(What it means: Diesel, gasoil and jet fuel are set to become more expensive relative to crude oil prices while gasoline and high sulphur bunker oil are set to become cheaper relative to Brent crude oil prices.)
Yesterday’s US oil inventory data was of course a huge disappointment with a solid increase in both crude and products.
Highly important in our view was the 4.4 m bl jump in US gasoline stocks. This drove US gasoline stocks to above where they were one year ago. We have to go back to 2016 to find them higher than they are now (this time of year). In addition they seem to be on a rising trend as well which is counter to the normal seasonal declining trend.
For a long time our view has been that the gasoline crack will crash again just as it did last year in Sep/Oct and that it will likely happen earlier this year than last and maybe as early as August (i.e. now). Further that this will coincide with a weakening HSFO 3.5% crack in Aug/Sep 2019 onwards. And lastly that this again will coincide with rising mid-dist demand due to the IMO 2020 event increasingly impacting the market in 2H-19 leading to a significant strengthening of the middle distillate cracks in response to 1) Strong mid-dist demand and 2) Zero gasoline cracks and deepening negative cracks for HSFO 3.5%.

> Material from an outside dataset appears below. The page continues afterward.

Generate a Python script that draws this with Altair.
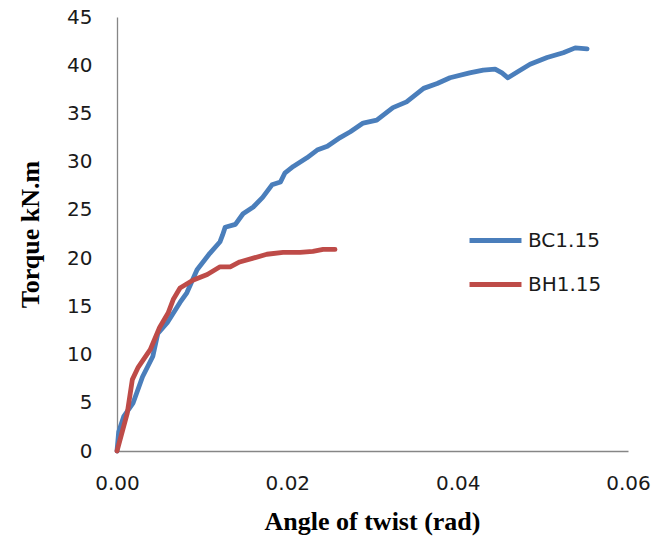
import altair as alt
import pandas as pd

# BC1.15 series (angle of twist in rad, torque in kN.m)
bc_x = [0.0, 0.0002, 0.0008, 0.0019, 0.0030, 0.0042, 0.0048, 0.0059, 0.0074, 0.0082,
        0.0094, 0.0109, 0.0121, 0.0124, 0.0127, 0.0139, 0.0148, 0.0160, 0.0171, 0.0182,
        0.0192, 0.0197, 0.0207, 0.0223, 0.0235, 0.0247, 0.0262, 0.0274, 0.0289, 0.0305,
        0.0324, 0.0340, 0.0360, 0.0376, 0.0391, 0.0414, 0.0430, 0.0444, 0.0452, 0.0459,
        0.0470, 0.0485, 0.0505, 0.0524, 0.0538, 0.0552]
bc_y = [0.0, 2.0, 3.6, 5.0, 7.7, 9.8, 12.2, 13.3, 15.4, 16.4,
        18.8, 20.5, 21.7, 22.4, 23.2, 23.5, 24.6, 25.3, 26.3, 27.6,
        27.9, 28.8, 29.5, 30.4, 31.2, 31.6, 32.5, 33.1, 34.0, 34.3,
        35.6, 36.2, 37.6, 38.1, 38.7, 39.2, 39.5, 39.6, 39.2, 38.7,
        39.3, 40.1, 40.8, 41.3, 41.8, 41.7]

# BH1.15 series
bh_x = [0.0, 0.0012, 0.0018, 0.0025, 0.0039, 0.0050, 0.0060, 0.0066, 0.0074, 0.0089,
        0.0106, 0.0121, 0.0133, 0.0144, 0.0160, 0.0176, 0.0195, 0.0215, 0.0230, 0.0242,
        0.0256]
bh_y = [0.0, 3.9, 7.4, 8.7, 10.5, 12.8, 14.3, 15.7, 16.9, 17.7,
        18.3, 19.1, 19.1, 19.6, 20.0, 20.4, 20.6, 20.6, 20.7, 20.9,
        20.9]

series_names = ["BC1.15", "BH1.15"]
series_colors = ["#4A7EBB", "#BE4B48"]

x_ticks = [0.0, 0.02, 0.04, 0.06]
y_ticks = [0, 5, 10, 15, 20, 25, 30, 35, 40, 45]

rows = []
for i, (a, b) in enumerate(zip(bc_x, bc_y)):
    rows.append({"angle": a, "torque": b, "series": series_names[0], "order": i})
for i, (a, b) in enumerate(zip(bh_x, bh_y)):
    rows.append({"angle": a, "torque": b, "series": series_names[1], "order": i})
df = pd.DataFrame(rows)

chart = alt.Chart(df).mark_line(strokeWidth=4.8, strokeCap="round", strokeJoin="round").encode(
    x=alt.X("angle:Q",
            scale=alt.Scale(domain=[0, 0.06], nice=False),
            axis=alt.Axis(values=x_ticks, format=".2f", title="Angle of twist (rad)",
                          grid=False, ticks=False, labelPadding=22, labelFlush=False,
                          labelOverlap=False,
                          titleX=255, titleY=70, titleBaseline="middle")),
    y=alt.Y("torque:Q",
            scale=alt.Scale(domain=[0, 45], nice=False),
            axis=alt.Axis(values=y_ticks, title="Torque kN.m", grid=False, ticks=False,
                          labelPadding=25, labelFlush=False, labelOverlap=False,
                          titleX=-87, titleY=217, titleBaseline="middle",
                          titleAngle=-90)),
    color=alt.Color("series:N",
                    scale=alt.Scale(domain=series_names, range=series_colors),
                    legend=alt.Legend(title=None, orient="none", legendX=350, legendY=195,
                                      symbolType="stroke", symbolSize=2700,
                                      symbolStrokeWidth=4.8, labelFontSize=20,
                                      labelFont="DejaVu Sans", labelColor="#1a1a1a",
                                      rowPadding=5, labelOffset=4)),
    order="order:Q",
).properties(
    width=511, height=434,
    autosize=alt.AutoSizeParams(type="none"),
    padding={"left": 117, "top": 17, "right": 26, "bottom": 86},
).configure(
    background="white"
).configure_view(
    stroke=None
).configure_axis(
    domainColor="#868686", domainWidth=1.3,
    labelFont="DejaVu Sans", labelFontSize=20, labelColor="#1a1a1a",
    titleFont="Liberation Serif", titleFontSize=26, titleFontWeight="bold", titleColor="#000000",
)

chart.save("out.html", embed_options={"renderer": "svg", "actions": False})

We think that we are now moving rapidly closer to this point in time. One or two more weeks with rising US gasoline stocks would probably get us there. Weakening global growth and thus softening global mid-dist demand growth will however ease the bullish effect on the mid-dist cracks but how much is difficult to say.
Ch1: US Gasoline stocks on a rising trend and now above last year same time
Ch2: US delivered gasoline on the weak side, but still close to normal. We are however now at peak, seasonally deliveries with declines onwards
Ch3: ARA product spot cracks to Dated Brent crude oil in USD/bl. The HSFO 3.5% has declined rapidly lately. The gasoline crack has moved down to $10.5/bl. We think that we could now rapidly move towards a repetition of last year when the spot gasoline crack collapses to zero again. Last year however refineries got help from stronger HSFO 3.5% cracks in avoiding weaker refinery margins. The mid-dist cracks still had to move much higher last year in order to hold refinery margins at a level where they will actually process crude oil. This year refineries will not have stronger HSFO 3.5% cracks. These will instead just move lower and lower implying that the mid-dist cracks will have to move higher and higher.
Ch4: US refineries ramped up activity last week moving close to record high thus producing more gasoline.
Ch5: US mid-dist stocks are however still below the 5-year average. They should however have been way above the 5-year average now that we rapidly move towards the IMO 2020 event.